Required work: Exactly as written, quote every line that follows, skipping the images.
═══ Given information ═══
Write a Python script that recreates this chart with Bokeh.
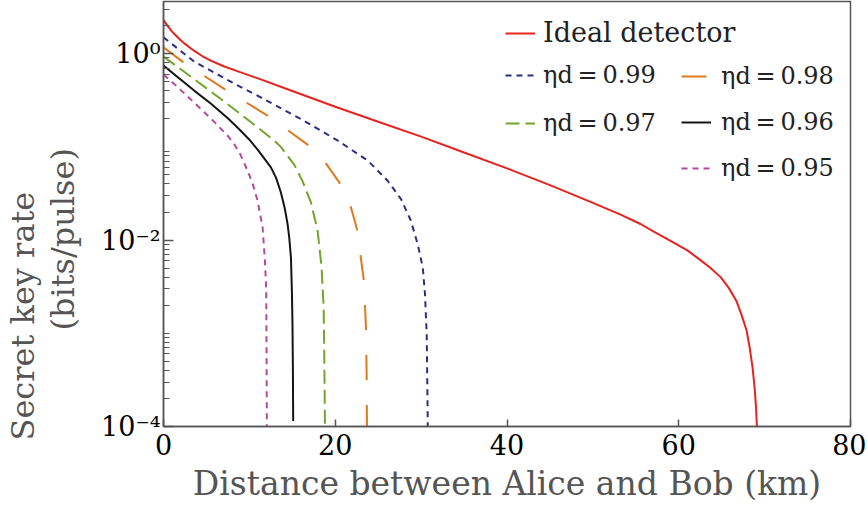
from bokeh.plotting import figure
from bokeh.models import Range1d, FixedTicker, Legend, LegendItem, Title
from bokeh.embed import file_html
from bokeh.resources import INLINE

# ---- data (distance in km, log10 of secret key rate) ----
ideal_km = [0, 0.5, 1, 1.5, 2, 2.5, 3.5, 4.5, 5.5, 7, 9, 11, 15, 20, 25, 30, 35, 40, 45, 50,
            53.3, 55.6, 57.3, 59.1, 61, 62.6, 63.7, 64.9, 65.8, 66.7, 67.3, 67.9, 68.25, 68.6,
            68.85, 69.0, 69.15, 69.2]
ideal_log = [0.36, 0.295, 0.237, 0.19, 0.145, 0.105, 0.035, -0.025, -0.075, -0.135, -0.2, -0.265,
             -0.40, -0.57, -0.73, -0.89, -1.06, -1.23, -1.41, -1.60,
             -1.73, -1.83, -1.92, -2.01, -2.11, -2.22, -2.30, -2.40, -2.51, -2.65, -2.80, -2.97,
             -3.15, -3.37, -3.6, -3.8, -4.1, -4.5]

d99_km = [0, 3.57, 8.43, 11.34, 16.2, 20.3, 23.8, 26.1, 27.66, 28.8, 29.6, 30.19, 30.45, 30.65, 30.77, 30.8]
d99_log = [0.176, -0.085, -0.33, -0.47, -0.711, -0.933, -1.148, -1.363, -1.56, -1.79, -2.043, -2.294,
           -2.577, -3.01, -3.94, -4.5]

d98_km = [0, 2.21, 7.06, 12.12, 16.78, 18.7, 20.47, 21.83, 22.53, 23.31, 23.58, 23.66, 23.72]
d98_log = [0.069, -0.085, -0.378, -0.665, -0.976, -1.15, -1.381, -1.65, -1.882, -2.419, -2.939, -3.476, -4.5]

d97_km = [0, 2.21, 6.68, 10.96, 12.89, 13.67, 15.22, 16.2, 17.17, 17.95, 18.41, 18.65, 18.72, 18.8, 18.82]
d97_log = [-0.031, -0.18, -0.486, -0.79, -0.933, -1.0, -1.19, -1.37, -1.596, -1.90, -2.294, -2.724,
           -3.19, -4.0, -4.5]

d96_km = [0, 3.57, 5.5, 7.46, 8.7, 9.98, 10.96, 12.51, 13.1, 13.67, 14.1, 14.45, 14.65, 14.84, 14.95,
          15.02, 15.07, 15.1]
d96_log = [-0.128, -0.396, -0.535, -0.69, -0.80, -0.92, -1.03, -1.22, -1.33, -1.49, -1.65, -1.828,
           -1.98, -2.187, -2.545, -2.9, -3.4, -3.94]

d95_km = [0, 1.24, 4.35, 6, 7.46, 8.23, 9.0, 9.79, 10.4, 10.96, 11.54, 11.81, 11.96, 12.04, 12.05]
d95_log = [-0.224, -0.324, -0.593, -0.74, -0.88, -0.97, -1.09, -1.256, -1.40, -1.578, -1.865, -2.22,
           -2.526, -4.0, -4.5]

labels = ["Ideal detector", "ηd\u2009=\u20090.99", "ηd\u2009=\u20090.98",
          "ηd\u2009=\u20090.97", "ηd\u2009=\u20090.96", "ηd\u2009=\u20090.95"]

x_ticks = [0, 20, 40, 60, 80]
y_ticks = [0.0001, 0.01, 1]
y_tick_labels = ["10⁻⁴", "10⁻²", "10⁰"]
y_title_lines = ["Secret key rate", "(bits/pulse)"]

# ---- figure ----
FONT = "DejaVu Serif"
p = figure(width=866, height=512, output_backend="svg", toolbar_location=None,
           x_range=Range1d(0, 80), y_range=Range1d(1e-4, 3.63), y_axis_type="log",
           min_border_left=163, min_border_right=16, min_border_top=1, min_border_bottom=86,
           background_fill_color="white", border_fill_color="white")
p.xgrid.visible = False
p.ygrid.visible = False
p.outline_line_color = "#555555"
p.outline_line_width = 1.5

AX = "#555555"
for ax in (p.xaxis[0], p.yaxis[0]):
    ax.axis_line_color = AX
    ax.axis_line_width = 1.5
    ax.major_tick_line_color = AX
    ax.major_tick_line_width = 1.5
    ax.minor_tick_line_color = AX
    ax.minor_tick_line_width = 1.2
    ax.major_tick_out = 0
    ax.minor_tick_out = 0
    ax.major_label_text_font = FONT
    ax.major_label_text_font_size = "27px"
    ax.major_label_text_color = "black"
    ax.axis_label_text_font = FONT
    ax.axis_label_text_font_size = "33px"
    ax.axis_label_text_font_style = "normal"
    ax.axis_label_text_color = "#555555"

p.xaxis.ticker = FixedTicker(ticks=x_ticks)
p.xaxis.major_tick_in = 7
p.xaxis.minor_tick_line_color = None
p.xaxis.major_label_standoff = 7
p.xaxis.axis_label = "Distance between Alice and Bob (km)"
p.xaxis.axis_label_standoff = 6

minor = []
for e in range(-4, 1):
    for m in range(2, 10):
        v = m * 10.0 ** e
        if v < 3.63:
            minor.append(v)
minor.append(0.001)
p.yaxis.ticker = FixedTicker(ticks=y_ticks, minor_ticks=minor)
p.yaxis.major_tick_in = 10
p.yaxis.minor_tick_in = 6
p.yaxis.major_label_standoff = 3
p.yaxis.major_label_overrides = {t: s for t, s in zip(y_ticks, y_tick_labels)}
# small blank spacer between tick labels and the two-line title
p.yaxis.axis_label = " "
p.yaxis.axis_label_text_font_size = "2px"
p.yaxis.axis_label_standoff = 11

t1 = Title(text=y_title_lines[1], align="left", text_font=FONT, text_font_size="32px",
           text_font_style="normal", text_color="#555555", offset=96, standoff=0)
t2 = Title(text=y_title_lines[0], align="left", text_font=FONT, text_font_size="32px",
           text_font_style="normal", text_color="#555555", offset=-14, standoff=0)
p.add_layout(t1, "left")
p.add_layout(t2, "left")

# ---- curves ----
series = [
    (ideal_km, ideal_log, "#e8231f", "solid"),
    (d99_km, d99_log, "#2c2f7f", "6 5"),
    (d98_km, d98_log, "#e0781c", "25 25"),
    (d97_km, d97_log, "#72a52b", "14 6"),
    (d96_km, d96_log, "#151515", "solid"),
    (d95_km, d95_log, "#b5489f", "6 5"),
]
rends = []
for xs, ls, col, dash in series:
    ys = [10 ** v for v in ls]
    r = p.line(xs, ys, line_color=col, line_width=2, line_dash=dash)
    rends.append(r)

def make_legend(idx, loc, spacing, size, standoff):
    lg = Legend(items=[LegendItem(label=labels[i], renderers=[rends[i]]) for i in idx],
                location=loc, orientation="vertical")
    lg.border_line_color = None
    lg.background_fill_alpha = 0
    lg.padding = 0
    lg.margin = 0
    lg.spacing = spacing
    lg.glyph_width = 30
    lg.glyph_height = 30
    lg.label_height = 30
    lg.label_standoff = standoff
    lg.label_text_font = FONT
    lg.label_text_font_size = size
    lg.label_text_color = "#222222"
    p.add_layout(lg)

make_legend([0], (342, 378), 0, "27px", 8)
make_legend([1, 3], (342, 288), 18, "24px", 8)
make_legend([2, 4, 5], (518, 243), 16, "24px", 10)

open("out.html", "w").write(file_html(p, INLINE))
═══
Answer for the task:
Write a Python script that recreates this chart with Bokeh.
from bokeh.plotting import figure
from bokeh.models import Range1d, FixedTicker, Legend, LegendItem, Title
from bokeh.embed import file_html
from bokeh.resources import INLINE

# ---- data (distance in km, log10 of secret key rate) ----
ideal_km = [0, 0.5, 1, 1.5, 2, 2.5, 3.5, 4.5, 5.5, 7, 9, 11, 15, 20, 25, 30, 35, 40, 45, 50,
            53.3, 55.6, 57.3, 59.1, 61, 62.6, 63.7, 64.9, 65.8, 66.7, 67.3, 67.9, 68.25, 68.6,
            68.85, 69.0, 69.15, 69.2]
ideal_log = [0.36, 0.295, 0.237, 0.19, 0.145, 0.105, 0.035, -0.025, -0.075, -0.135, -0.2, -0.265,
             -0.40, -0.57, -0.73, -0.89, -1.06, -1.23, -1.41, -1.60,
             -1.73, -1.83, -1.92, -2.01, -2.11, -2.22, -2.30, -2.40, -2.51, -2.65, -2.80, -2.97,
             -3.15, -3.37, -3.6, -3.8, -4.1, -4.5]

d99_km = [0, 3.57, 8.43, 11.34, 16.2, 20.3, 23.8, 26.1, 27.66, 28.8, 29.6, 30.19, 30.45, 30.65, 30.77, 30.8]
d99_log = [0.176, -0.085, -0.33, -0.47, -0.711, -0.933, -1.148, -1.363, -1.56, -1.79, -2.043, -2.294,
           -2.577, -3.01, -3.94, -4.5]

d98_km = [0, 2.21, 7.06, 12.12, 16.78, 18.7, 20.47, 21.83, 22.53, 23.31, 23.58, 23.66, 23.72]
d98_log = [0.069, -0.085, -0.378, -0.665, -0.976, -1.15, -1.381, -1.65, -1.882, -2.419, -2.939, -3.476, -4.5]

d97_km = [0, 2.21, 6.68, 10.96, 12.89, 13.67, 15.22, 16.2, 17.17, 17.95, 18.41, 18.65, 18.72, 18.8, 18.82]
d97_log = [-0.031, -0.18, -0.486, -0.79, -0.933, -1.0, -1.19, -1.37, -1.596, -1.90, -2.294, -2.724,
           -3.19, -4.0, -4.5]

d96_km = [0, 3.57, 5.5, 7.46, 8.7, 9.98, 10.96, 12.51, 13.1, 13.67, 14.1, 14.45, 14.65, 14.84, 14.95,
          15.02, 15.07, 15.1]
d96_log = [-0.128, -0.396, -0.535, -0.69, -0.80, -0.92, -1.03, -1.22, -1.33, -1.49, -1.65, -1.828,
           -1.98, -2.187, -2.545, -2.9, -3.4, -3.94]

d95_km = [0, 1.24, 4.35, 6, 7.46, 8.23, 9.0, 9.79, 10.4, 10.96, 11.54, 11.81, 11.96, 12.04, 12.05]
d95_log = [-0.224, -0.324, -0.593, -0.74, -0.88, -0.97, -1.09, -1.256, -1.40, -1.578, -1.865, -2.22,
           -2.526, -4.0, -4.5]

labels = ["Ideal detector", "ηd\u2009=\u20090.99", "ηd\u2009=\u20090.98",
          "ηd\u2009=\u20090.97", "ηd\u2009=\u20090.96", "ηd\u2009=\u20090.95"]

x_ticks = [0, 20, 40, 60, 80]
y_ticks = [0.0001, 0.01, 1]
y_tick_labels = ["10⁻⁴", "10⁻²", "10⁰"]
y_title_lines = ["Secret key rate", "(bits/pulse)"]

# ---- figure ----
FONT = "DejaVu Serif"
p = figure(width=866, height=512, output_backend="svg", toolbar_location=None,
           x_range=Range1d(0, 80), y_range=Range1d(1e-4, 3.63), y_axis_type="log",
           min_border_left=163, min_border_right=16, min_border_top=1, min_border_bottom=86,
           background_fill_color="white", border_fill_color="white")
p.xgrid.visible = False
p.ygrid.visible = False
p.outline_line_color = "#555555"
p.outline_line_width = 1.5

AX = "#555555"
for ax in (p.xaxis[0], p.yaxis[0]):
    ax.axis_line_color = AX
    ax.axis_line_width = 1.5
    ax.major_tick_line_color = AX
    ax.major_tick_line_width = 1.5
    ax.minor_tick_line_color = AX
    ax.minor_tick_line_width = 1.2
    ax.major_tick_out = 0
    ax.minor_tick_out = 0
    ax.major_label_text_font = FONT
    ax.major_label_text_font_size = "27px"
    ax.major_label_text_color = "black"
    ax.axis_label_text_font = FONT
    ax.axis_label_text_font_size = "33px"
    ax.axis_label_text_font_style = "normal"
    ax.axis_label_text_color = "#555555"

p.xaxis.ticker = FixedTicker(ticks=x_ticks)
p.xaxis.major_tick_in = 7
p.xaxis.minor_tick_line_color = None
p.xaxis.major_label_standoff = 7
p.xaxis.axis_label = "Distance between Alice and Bob (km)"
p.xaxis.axis_label_standoff = 6

minor = []
for e in range(-4, 1):
    for m in range(2, 10):
        v = m * 10.0 ** e
        if v < 3.63:
            minor.append(v)
minor.append(0.001)
p.yaxis.ticker = FixedTicker(ticks=y_ticks, minor_ticks=minor)
p.yaxis.major_tick_in = 10
p.yaxis.minor_tick_in = 6
p.yaxis.major_label_standoff = 3
p.yaxis.major_label_overrides = {t: s for t, s in zip(y_ticks, y_tick_labels)}
# small blank spacer between tick labels and the two-line title
p.yaxis.axis_label = " "
p.yaxis.axis_label_text_font_size = "2px"
p.yaxis.axis_label_standoff = 11

t1 = Title(text=y_title_lines[1], align="left", text_font=FONT, text_font_size="32px",
           text_font_style="normal", text_color="#555555", offset=96, standoff=0)
t2 = Title(text=y_title_lines[0], align="left", text_font=FONT, text_font_size="32px",
           text_font_style="normal", text_color="#555555", offset=-14, standoff=0)
p.add_layout(t1, "left")
p.add_layout(t2, "left")

# ---- curves ----
series = [
    (ideal_km, ideal_log, "#e8231f", "solid"),
    (d99_km, d99_log, "#2c2f7f", "6 5"),
    (d98_km, d98_log, "#e0781c", "25 25"),
    (d97_km, d97_log, "#72a52b", "14 6"),
    (d96_km, d96_log, "#151515", "solid"),
    (d95_km, d95_log, "#b5489f", "6 5"),
]
rends = []
for xs, ls, col, dash in series:
    ys = [10 ** v for v in ls]
    r = p.line(xs, ys, line_color=col, line_width=2, line_dash=dash)
    rends.append(r)

def make_legend(idx, loc, spacing, size, standoff):
    lg = Legend(items=[LegendItem(label=labels[i], renderers=[rends[i]]) for i in idx],
                location=loc, orientation="vertical")
    lg.border_line_color = None
    lg.background_fill_alpha = 0
    lg.padding = 0
    lg.margin = 0
    lg.spacing = spacing
    lg.glyph_width = 30
    lg.glyph_height = 30
    lg.label_height = 30
    lg.label_standoff = standoff
    lg.label_text_font = FONT
    lg.label_text_font_size = size
    lg.label_text_color = "#222222"
    p.add_layout(lg)

make_legend([0], (342, 378), 0, "27px", 8)
make_legend([1, 3], (342, 288), 18, "24px", 8)
make_legend([2, 4, 5], (518, 243), 16, "24px", 10)

open("out.html", "w").write(file_html(p, INLINE))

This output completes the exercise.